If you’re planning to visit Darwin for business, leisure or pleasure, you’re invariably going to be drawn towards the waterfront area. Darwin’s waterfront is a magnet for foodies, fun-seekers and those who appreciate the magical golden-hued hour of sunset.
One of the first steps you’re likely to undertake when planning an adventure in Darwin is to seek appropriate accommodation. Finding well-located Darwin apartments is a matter of choosing a location which best suits the reasons for your stay, as well as being close to any amenities or services you’re likely to require.
Making yourself at home can mean the difference between a comfortable trip and a trip where you can’t ever fully relax. Having a place to recuperate and unwind after a day of exploring the waterfront is particularly important if you’re not familiar with the warmth and humidity of tropical Darwin. It can surprise and overwhelm those who aren’t prepared and aren’t used to the very warm, moist air. Finding a conveniently located property with good ventilation and air conditioning will be particularly important if you’re new to tropical climes.
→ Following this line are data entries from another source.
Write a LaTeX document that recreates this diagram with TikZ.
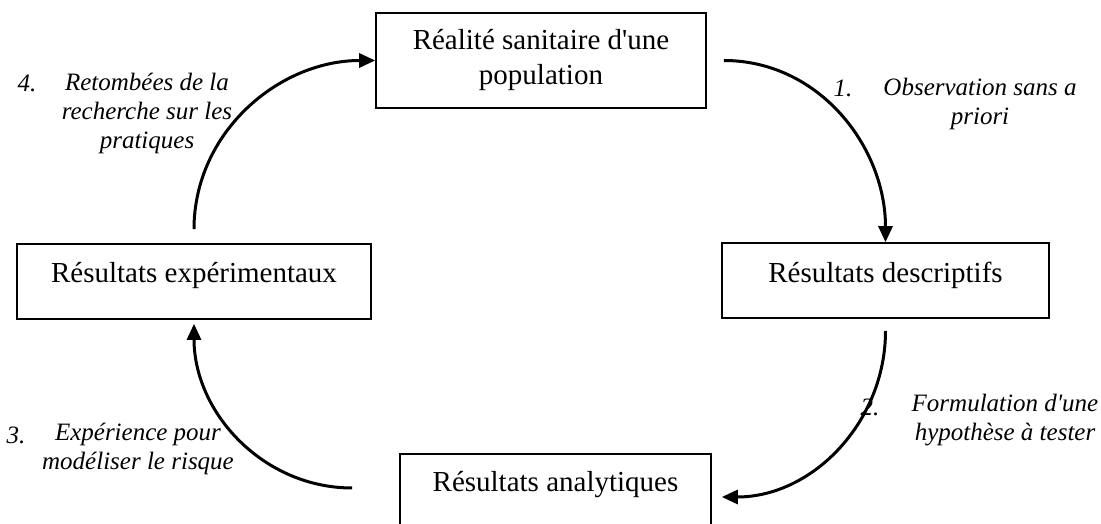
\documentclass[tikz,border=0pt]{standalone}
\usepackage{fontspec}
\setmainfont{Liberation Serif}
\usetikzlibrary{arrows.meta}

\tikzset{
  box/.style={draw, line width=1.6pt, rectangle, align=center, inner sep=0pt,
    font=\fontsize{29}{35}\selectfont, text height=20pt, text depth=15pt},
  note/.style={align=center, inner sep=0pt, font=\itshape\fontsize{25}{29}\selectfont},
  num/.style={inner sep=0pt, font=\itshape\fontsize{25}{29}\selectfont}
}

\begin{document}
\begin{tikzpicture}[x=1pt, y=1pt,
    every edge/.style={draw, line width=3pt, -{Triangle[length=16pt,width=14pt]}}]
  \useasboundingbox (0,0) rectangle (1101,524);

  % the four stages of the cycle
  \node[box, minimum width=330pt, minimum height=95pt, text height=55pt, text depth=6pt] (real) at (541,463.5)
       {Réalité sanitaire d\textquotesingle une\\population};
  \node[box, minimum width=327pt, minimum height=75pt] (desc) at (885.5,243.5)
       {Résultats descriptifs};
  \node[box, minimum width=311pt, minimum height=77pt, text depth=21pt] (ana) at (555.5,31.5)
       {Résultats analytiques};
  \node[box, minimum width=354pt, minimum height=75pt, text depth=17pt] (exp) at (194,242.5)
       {Résultats expérimentaux};

  % curved links
  \path ([xshift=17pt]real.east) edge[out=0, in=90] (desc.north)
        ([yshift=-12pt]desc.south) edge[out=-90, in=0] ([xshift=10pt,yshift=-4.5pt]ana.east)
        ([xshift=-47pt,yshift=4.5pt]ana.west) edge[out=180, in=-90] ([yshift=-4pt]exp.south)
        ([yshift=14pt]exp.north) edge[out=90, in=180] (real.west);

  % numbered comments
  \node[num] (n1) at (843,436) {1.};
  \node[note] (t1) at (980,420) {Observation sans a\\priori};
  \node[num] (n2) at (870,117) {2.};
  \node[note] (t2) at (1005,104) {Formulation d\textquotesingle une\\hypothèse à tester};
  \node[num] (n3) at (16,89) {3.};
  \node[note] (t3) at (138,75) {Expérience pour\\modéliser le risque};
  \node[num] (n4) at (27,441) {4.};
  \node[note] (t4) at (147,411) {Retombées de la\\recherche sur les\\pratiques};
\end{tikzpicture}
\end{document}
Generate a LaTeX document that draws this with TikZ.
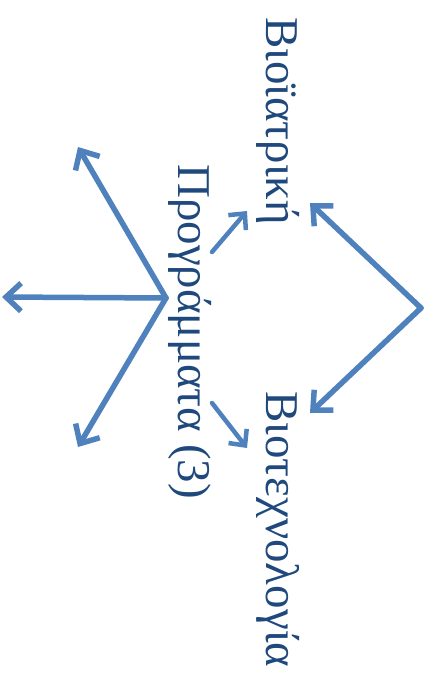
\documentclass[tikz,border=0pt]{standalone}
\usepackage{fontspec}
\setmainfont{Liberation Serif}
\usetikzlibrary{arrows.meta, positioning}
\definecolor{textblue}{RGB}{31, 73, 125}
\definecolor{arrowblue}{RGB}{79, 129, 189}

\begin{document}
\begin{tikzpicture}[
    x=1pt, y=-1pt,
    greektext/.style={rotate=-90, anchor=base west, inner sep=0pt, text=textblue, font=\fontsize{47}{52}\selectfont},
    bigarrow/.style={-{Straight Barb[length=15pt, width=28pt]}, line width=5.5pt, line cap=round, arrowblue},
    smallarrow/.style={-{Straight Barb[length=12pt, width=23pt]}, line width=4.5pt, line cap=round, arrowblue}
]
\useasboundingbox (0,0) rectangle (431,679);

\node[greektext] (bio) at (266,17) {Βιοϊατρική};
\node[greektext] (tech) at (266,391) {Βιοτεχνολογία};
\node[greektext] (prog) at (178,164) {Προγράμματα (3)};

% hubs and free ends of the arrows
\coordinate (hubL) at (166,298);
\coordinate (hubR) at (421,308);
\coordinate (upL) at (78,147);
\coordinate (midL) at (2,297);
\coordinate (lowL) at (78,447);
\coordinate (upR) at (310,203);
\coordinate (lowR) at (310,413);
\coordinate (s1a) at (212,252);
\coordinate (s1b) at (247,211);
\coordinate (s2a) at (212,403);
\coordinate (s2b) at (247,448);

\draw[bigarrow] (hubL) -- (upL);
\draw[bigarrow] (hubL) -- (midL);
\draw[bigarrow] (hubL) -- (lowL);
\draw[bigarrow] (hubR) -- (upR);
\draw[bigarrow] (hubR) -- (lowR);
\draw[smallarrow] (s1a) -- (s1b);
\draw[smallarrow] (s2a) -- (s2b);
\end{tikzpicture}
\end{document}
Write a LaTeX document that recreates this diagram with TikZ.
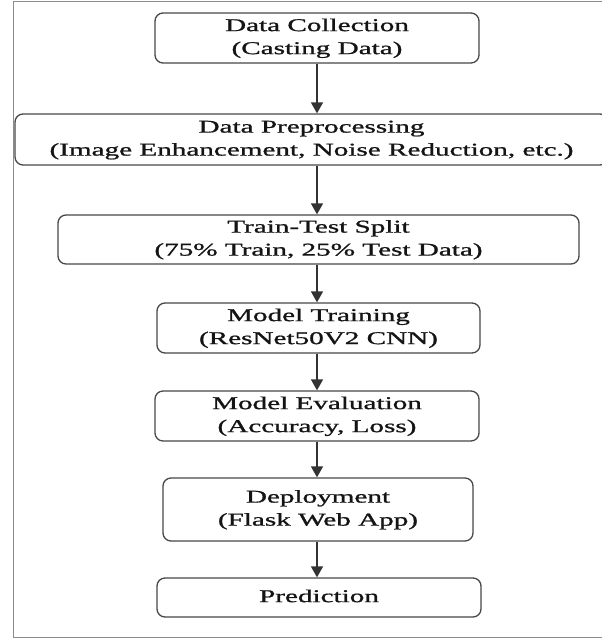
\documentclass[tikz,border=0pt]{standalone}
\usepackage{fontspec}
\setmainfont{Liberation Serif}[UprightFeatures={FakeBold=0.9}]
\usepackage{graphicx}
\usetikzlibrary{arrows.meta}
\newcommand{\boxtext}[1]{\scalebox{1.62}[1]{\begin{tabular}{@{}c@{}}#1\end{tabular}}}
\begin{document}
\begin{tikzpicture}[x=1pt,y=-1pt,
  stepbox/.style={draw=black!72, line width=1.3pt, rounded corners=8pt, inner sep=0pt,
    text=black!92, font=\fontsize{18}{23}\selectfont},
  arr/.style={draw=black!80, line width=1.4pt, -{Triangle[width=12pt,length=11pt]}},
  frameline/.style={draw=black!45, line width=1pt}]
\useasboundingbox (0,0) rectangle (602,638);
\draw[frameline] (602,1) -- (13.5,1) -- (13.5,637) -- (602,637);
\node[stepbox, minimum width=324pt, minimum height=50pt] (b1) at (317,38) {\boxtext{Data Collection\\(Casting Data)}};
\node[stepbox, minimum width=593pt, minimum height=51pt] (b2) at (311.5,139.5) {\boxtext{Data Preprocessing\\(Image Enhancement, Noise Reduction, etc.)}};
\node[stepbox, minimum width=521pt, minimum height=49pt] (b3) at (318.5,239.5) {\boxtext{Train-Test Split\\(75\% Train, 25\% Test Data)}};
\node[stepbox, minimum width=323pt, minimum height=50pt] (b4) at (318.5,328) {\boxtext{Model Training\\(ResNet50V2 CNN)}};
\node[stepbox, minimum width=324pt, minimum height=50pt] (b5) at (317,416) {\boxtext{Model Evaluation\\(Accuracy, Loss)}};
\node[stepbox, minimum width=310pt, minimum height=63pt] (b6) at (318,509.5) {\boxtext{Deployment\\(Flask Web App)}};
\node[stepbox, minimum width=324pt, minimum height=39pt] (b7) at (319,597.5) {\boxtext{Prediction}};
\draw[arr] (b1.south) -- (b1.south |- b2.north);
\draw[arr] (b1.south |- b2.south) -- (b1.south |- b3.north);
\draw[arr] (b1.south |- b3.south) -- (b1.south |- b4.north);
\draw[arr] (b1.south |- b4.south) -- (b1.south |- b5.north);
\draw[arr] (b5.south) -- (b5.south |- b6.north);
\draw[arr] (b5.south |- b6.south) -- (b5.south |- b7.north);
\end{tikzpicture}
\end{document}
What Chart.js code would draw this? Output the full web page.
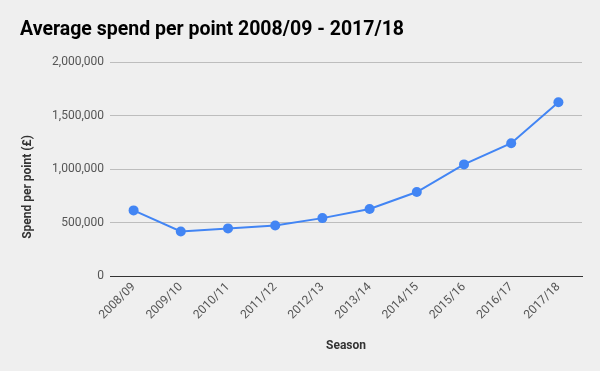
<!DOCTYPE html>
<html>
<head>
<meta charset="utf-8">
<script src="https://cdn.jsdelivr.net/npm/chart.js@4/dist/chart.umd.min.js"></script>
<style>
  body { margin: 0; background: #efefef; }
  #wrap { width: 600px; height: 371px; }
</style>
</head>
<body>
<div id="wrap"><canvas id="chart_1"></canvas></div>
<script>
const seasons = ['2008/09', '2009/10', '2010/11', '2011/12', '2012/13', '2013/14', '2014/15', '2015/16', '2016/17', '2017/18'];
const spendPerPoint = [613000, 416000, 445000, 472000, 541000, 627000, 785000, 1043000, 1241000, 1623000];
const yTicks = [0, 500000, 1000000, 1500000, 2000000];
const yTitle = 'Spend per point (£)';

// background + y axis title (google charts centres it lower than the plot)
const bgPlugin = {
  id: 'bg',
  beforeDraw: function (chart) {
    const ctx = chart.ctx;
    ctx.save();
    ctx.fillStyle = '#efefef';
    ctx.fillRect(0, 0, chart.width, chart.height);
    ctx.restore();
  },
  afterDraw: function (chart) {
    const ctx = chart.ctx;
    ctx.save();
    ctx.translate(28, 187);
    ctx.rotate(-Math.PI / 2);
    ctx.fillStyle = '#333';
    ctx.font = 'bold 12px Roboto';
    ctx.textAlign = 'center';
    ctx.textBaseline = 'middle';
    ctx.fillText(yTitle, 0, 0);
    ctx.restore();
  },
};

new Chart('chart_1', {
  type: 'line',
  data: {
    labels: seasons,
    datasets: [
      {
        data: spendPerPoint,
        borderColor: '#4285f4',
        backgroundColor: '#4285f4',
        borderWidth: 2,
        pointRadius: 5,
        pointBorderWidth: 0,
        tension: 0,
      },
    ],
  },
  options: {
    responsive: true,
    maintainAspectRatio: false,
    animation: false,
    layout: { padding: { left: 20, right: 18, top: 0, bottom: 0 } },
    plugins: {
      legend: { display: false },
      tooltip: { enabled: false },
      title: {
        display: true,
        text: 'Average spend per point 2008/09 - 2017/18',
        align: 'start',
        color: '#000',
        font: { family: 'Roboto', size: 19.5, weight: 'bold' },
        padding: { top: 18, bottom: 20.6 },
      },
    },
    scales: {
      x: {
        offset: true,
        grid: { display: false, drawTicks: false },
        border: { color: '#333' },
        ticks: {
          color: '#555',
          font: { family: 'Roboto', size: 12 },
          maxRotation: 45,
          minRotation: 45,
          padding: 4,
        },
        title: {
          display: true,
          text: 'Season',
          color: '#333',
          font: { family: 'Roboto', size: 12, weight: 'bold' },
          padding: { top: 0, bottom: 18 },
        },
        afterFit: function (scale) {
          scale.height = 95;
        },
      },
      y: {
        min: 0,
        max: 2000000,
        afterBuildTicks: function (scale) {
          scale.ticks = yTicks.map(function (v) { return { value: v }; });
        },
        grid: {
          drawTicks: false,
          color: function (c) {
            return c.tick && c.tick.value === 0 ? '#333' : '#bdbdbd';
          },
        },
        border: { display: false },
        ticks: {
          color: '#555',
          padding: 6,
          font: { family: 'Roboto', size: 12 },
          callback: function (v) {
            return Number(v).toLocaleString('en-US');
          },
        },
        afterFit: function (scale) {
          scale.width = 90;
        },
      },
    },
  },
  plugins: [bgPlugin],
});
</script>
</body>
</html>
Darwin’s seasons are unlike the seasons in most of the rest of Australia. Rather than having four distinct seasons such as summer, spring, autumn and winter, Darwin simply has the ‘wet’ season and the ‘dry’ season.
If you’re keen on spending as much time in the water as possible, it’s probably best to consider which time of year will allow for this. The ‘wet’ season brings with it monsoonal rain, which is a torrential, soaking rain (often accompanied by thunderstorms). The wet season also brings a heightened risk of tropical cyclones – dangerous, persistent low pressure weather events which can cause significant damage.
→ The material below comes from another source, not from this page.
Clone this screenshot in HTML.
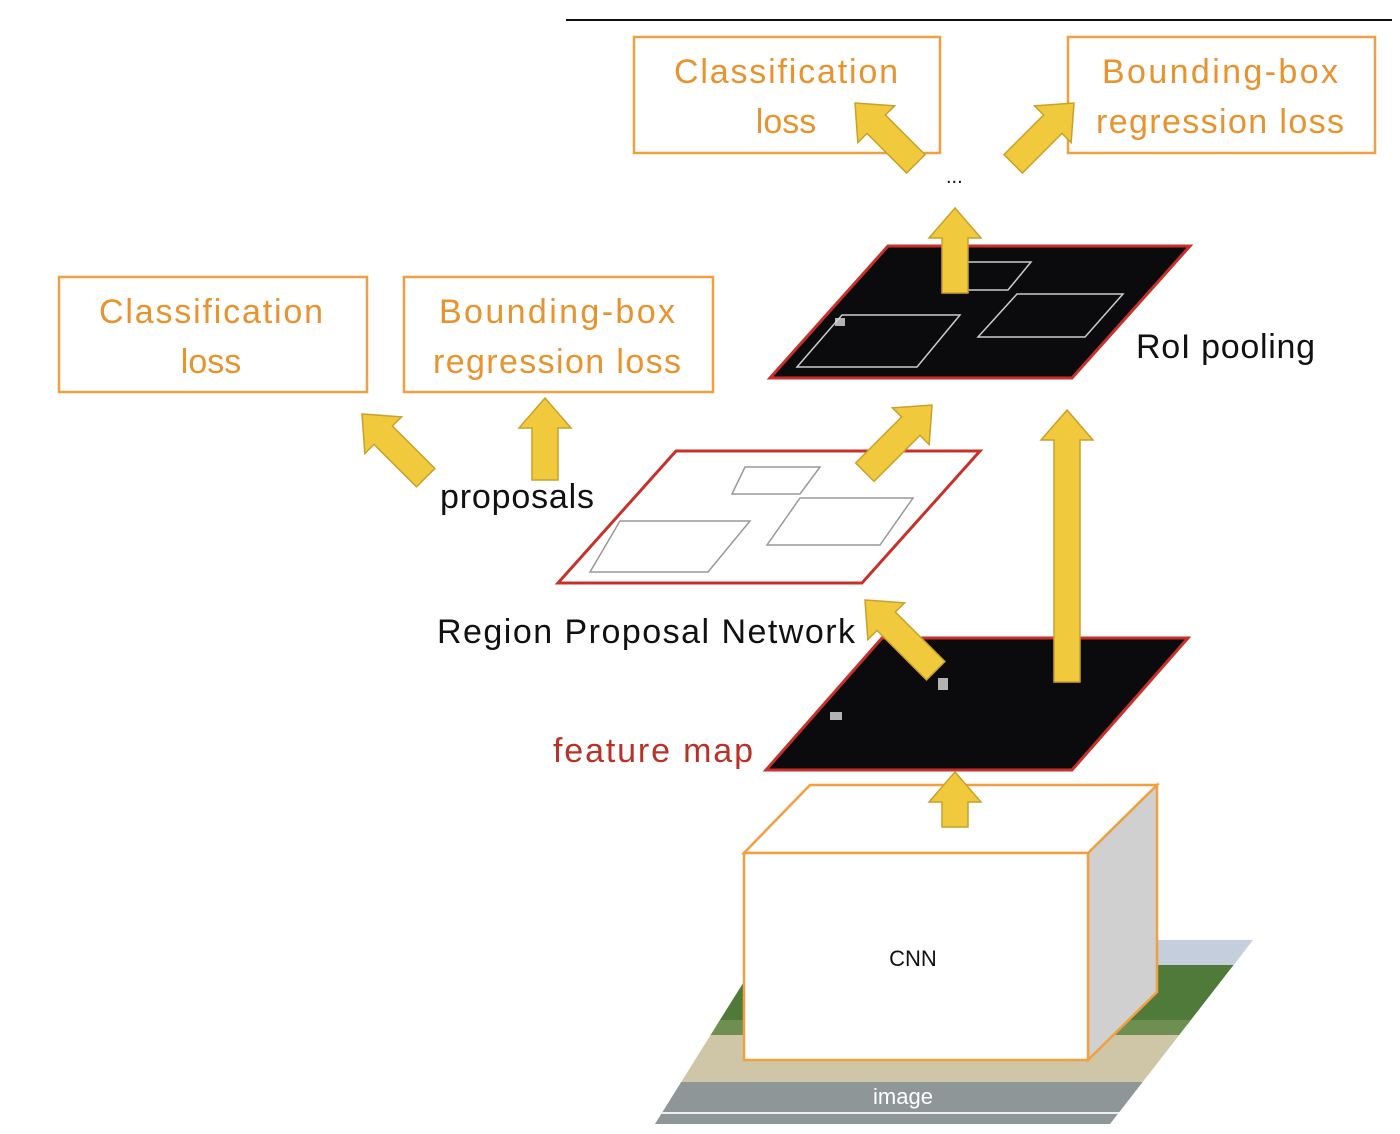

Another issue for some visitors will only arise if they wish to spend time swimming in the sea. Saltwater crocodiles are real, and they are no joke. There are a handful of patrolled beaches open in the dry season, meaning that those who want to swim as nature intended are still able to get their feet wet.
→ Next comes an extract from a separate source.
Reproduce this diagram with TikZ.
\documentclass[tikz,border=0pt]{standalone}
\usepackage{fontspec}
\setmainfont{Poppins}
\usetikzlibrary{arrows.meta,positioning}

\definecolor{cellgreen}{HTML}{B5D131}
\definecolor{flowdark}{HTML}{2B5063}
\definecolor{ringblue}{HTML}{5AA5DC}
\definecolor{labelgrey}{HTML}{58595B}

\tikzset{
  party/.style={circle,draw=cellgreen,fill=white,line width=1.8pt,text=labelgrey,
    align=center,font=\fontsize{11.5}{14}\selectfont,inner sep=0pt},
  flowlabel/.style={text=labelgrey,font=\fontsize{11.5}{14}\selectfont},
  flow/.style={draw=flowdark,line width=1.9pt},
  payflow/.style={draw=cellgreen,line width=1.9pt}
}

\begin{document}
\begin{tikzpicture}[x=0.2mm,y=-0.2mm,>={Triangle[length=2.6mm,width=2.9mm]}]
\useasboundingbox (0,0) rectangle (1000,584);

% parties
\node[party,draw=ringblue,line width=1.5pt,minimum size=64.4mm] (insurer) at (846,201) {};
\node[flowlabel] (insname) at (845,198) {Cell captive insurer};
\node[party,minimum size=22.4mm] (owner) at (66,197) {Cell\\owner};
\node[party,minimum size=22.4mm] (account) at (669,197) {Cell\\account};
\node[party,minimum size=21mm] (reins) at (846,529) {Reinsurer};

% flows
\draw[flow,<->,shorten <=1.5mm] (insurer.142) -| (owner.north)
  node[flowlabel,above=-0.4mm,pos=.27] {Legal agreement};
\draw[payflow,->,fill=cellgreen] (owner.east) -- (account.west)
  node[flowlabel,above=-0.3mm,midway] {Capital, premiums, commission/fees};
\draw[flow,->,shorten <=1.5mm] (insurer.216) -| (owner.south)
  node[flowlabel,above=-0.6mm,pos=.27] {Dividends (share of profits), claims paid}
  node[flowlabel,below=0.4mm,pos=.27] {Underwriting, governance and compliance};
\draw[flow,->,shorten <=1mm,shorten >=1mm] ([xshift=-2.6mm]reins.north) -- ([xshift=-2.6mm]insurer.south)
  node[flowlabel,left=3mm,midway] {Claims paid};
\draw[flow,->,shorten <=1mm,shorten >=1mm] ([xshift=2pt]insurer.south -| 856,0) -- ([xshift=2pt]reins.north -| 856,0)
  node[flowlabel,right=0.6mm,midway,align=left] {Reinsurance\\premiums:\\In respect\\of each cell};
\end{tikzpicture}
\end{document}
Now that you know a little bit more about Darwin’s climate and fauna, you probably want to start exploring. Here are some of the most attractive options on offer in Darwin:
Watch the sun setting over Fannie Bay…
Sunset in Darwin is remarkably stunning. The reflections of the orange setting sun are touted, and the natural phenomenon attracts plenty of photographers and visitors to Darwin’s foreshore. If you’re aiming to get the best possible vantage point, arrive early. Pick up a bottle of wine and some snacks and you’ve got an al fresco viewing experience fit for the cinema.
Just eat it…
There are a wide array of restaurants and dining options around Darwin’s waterfront. From Stokes Hill Wharf to the plethora of restaurants framing the bay, you won’t have to search far to find a tantalising option.
Market-mania in the dry season…
Mindil Beach Sunset Market combines the previous two options in excellent style. It’s a great place to experience fine and varied multicultural cuisine, while also stopping to learn about the foods and customs of the local aboriginal people.
Walk it off…
A late evening stroll along waterfront never fails to please even the most discerning of visitors. It’s a great way to ponder the geography of Darwin – Australia’s closest capital city the the frontier of Asia.
Darwin’s waterfront offers visitors a unique perspective. On the edge of the Australian continent, Darwin is blessed of sea, sky and land, and can offer a rich array of activities and leisure for visitors. If you’re headed to Australia’s top end you won’t be disappointed – just remember to pack your sunscreen.